行きは渋滞、御殿場では暖房をガンガンに使い、山道も走った上での数値としては非常に優秀だ。カタログ燃費(WLTCモード 22.3km/L)には及ばないものの、我慢せずに走ってこの数値なら十分合格点だろう。
ただし、日本人として一つだけ苦言を呈したい。
メーターパネルの燃費表示だ。「5.6L/100km」という欧州式表示がデフォルトで、我々が慣れ親しんだ「km/L」への脳内変換には少々骨が折れる。ヘッドアップディスプレイ(HUD)はシンプルで見やすいだけに、このあたりのローカライズは今後のアップデートに期待したいところだ。
結論:不完全だからこそ、愛おしい
旅を終えて思うのは、新型C3 HYBRIDが「優等生ではないが、クラスで一番の人気者」のような存在だということだ。
ライバルであるヤリスやポロの方が、機械としての精度や静粛性は上かもしれない。内装の質感も高いかもしれない。
だが、C3にはそれらが持ち得ない「風変わりな(Quirky)」魅力がある。Bセグメントという制約の中で、快適性を最優先し、デザインで遊び、乗る人を笑顔にしようという明確な意思(Feel Good)が感じられるのだ。
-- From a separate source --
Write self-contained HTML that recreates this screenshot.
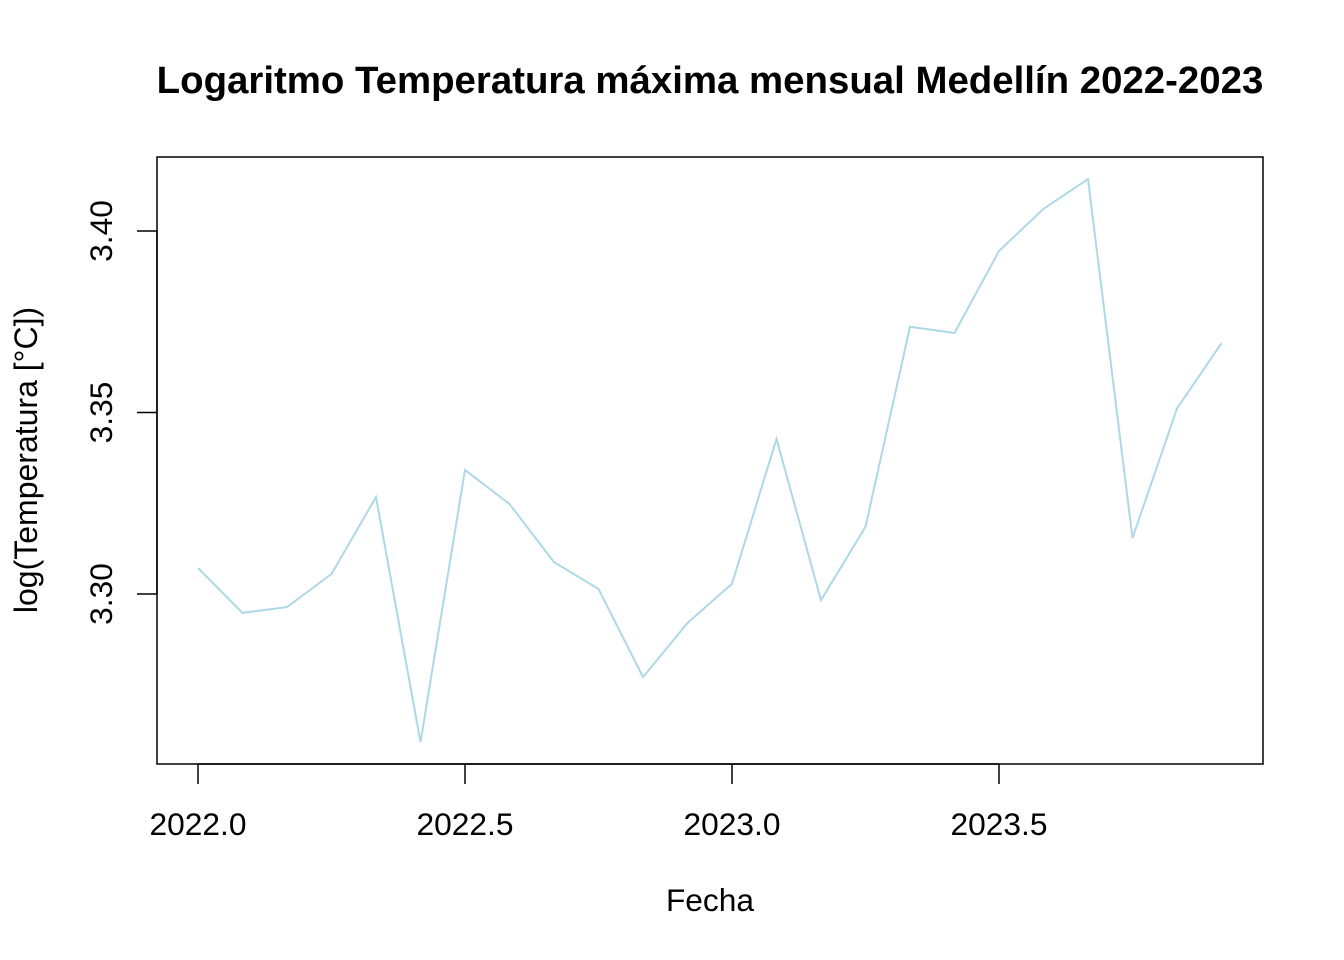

364万円(MAXグレード)という価格は、昨今の相場を考えれば十分に競争力がある。ACC(アダプティブ・クルーズ・コントロール)が非搭載である点など、割り切りも必要だが、それを補って余りある個性がここにはある。
移動そのものを「安楽な時間」に変える魔法。それが、新型C3が日常にもたらす最大の価値なのだ。